Negli anni ottanta alla guida della Porsche-Volkswagen giallo fosforescente, ascoltando i Sex Pistols, incontrava a Firenze Ginevra Romanelli, nipote del famoso Romanelli autore del busto dedicato a Benvenuto Cellini sul Ponte Vecchio.
Con lei, misto tra una donna inglese e una donna toscana, una fotomodella, alta, slanciata, con due lunghissime gambe magre e sensuali, rossa di capelli e occhi penetranti magnetici, viaggiò per ogni dove, da Amsterdam a Salerno.
Con questa splendida donna, frequentò la vita notturna underground con amici alternativi.
Poi in Germania a Berlino, quando c’era ancora il muro, si divideva tra locali underground e amicizie importanti, come con gli editori Fischer.
Poi vi fu il ricco periodo olandese, nel luogo dell’imprinting dell’arte del pittore: la culla dei fiamminghi e del colore di Van Gogh. Il suo giallo primario lo stregavano come i fuochi del suo cielo stellato. In Olanda a Groningen girando per i coffee shop, condusse una vita sempre on the road. Il suo segno, il suo linguaggio cominciava ad essere conosciuto. Venne accolto nella cerchia dei pittori più importanti in Olanda.
Si iscrisse al Centrum Beeldende Kunst dal quale arrivarono molte opere su commessa. Aveva un forte riscontro a livello di mercato. Frequentava i locali più rock dell’Olanda. A Vera Groningen convergevano tutti i gruppi grunge degli anni 90, i Nirvana, i Ted. La sua vita era rock, concerti, arte e donne. Libertà,alcool, psichedelia.
A Groningen teneva ben due grandi atelier in palazzi della banca olandese ABN AMRO Bank e all’Aia dipingeva e teneva l’atelier in un vecchio Ministero della Difesa abbandonato, di fronte all’Ambasciata Italiana. Riempì quasi tutto il palazzo con polittici anche di dieci metri. Di fronte al suo atelier si trovava l’enorme “Panorama Mesdag” di Hendrik Willem Mesdag, per il quale è stata costruita appositamente una struttura di 120 metri di circonferenza.

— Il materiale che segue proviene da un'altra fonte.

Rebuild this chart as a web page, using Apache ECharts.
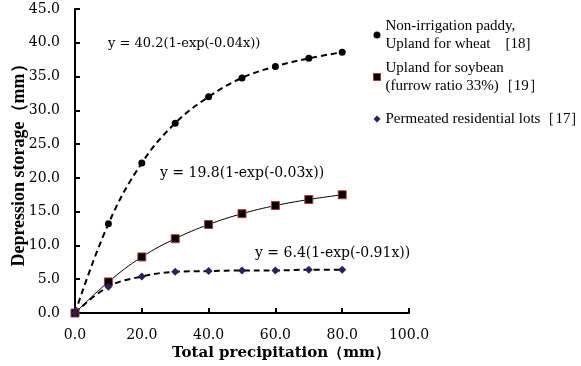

Questi sono cenni storici sulla vita di Fernando Alfonso Mangone, senza conoscere i quali non possiamo immergerci veramente nell’opera del pittore. Perché Alfonso attraversa le città, i luoghi, ma attraversa innanzitutto la propria anima con la profondità di un poeta che gli consente di fermare sulla tela la velocità della vita che scorre. La vita scorre frenetica nei tempi moderni, ma anche nella quiete delle campagne dove si annusano lentamente gli odori, dove si riposa sul giallo del fieno, vive comunque la frenesia del tempo che passa e delle emozioni che fuggono. La pennellata di Mangone è veloce, avida di vita, bramosa del desiderio di cogliere ogni notte con il suo mistero, di attendere il giorno dall’alba, di cogliere il fuoco dei tramonti che ci lasciano immergere nella notte, dove si acquietano le tempeste, ma dove un’aurora boreale di fluorescenza, ci fa capire che la luce non finisce mai.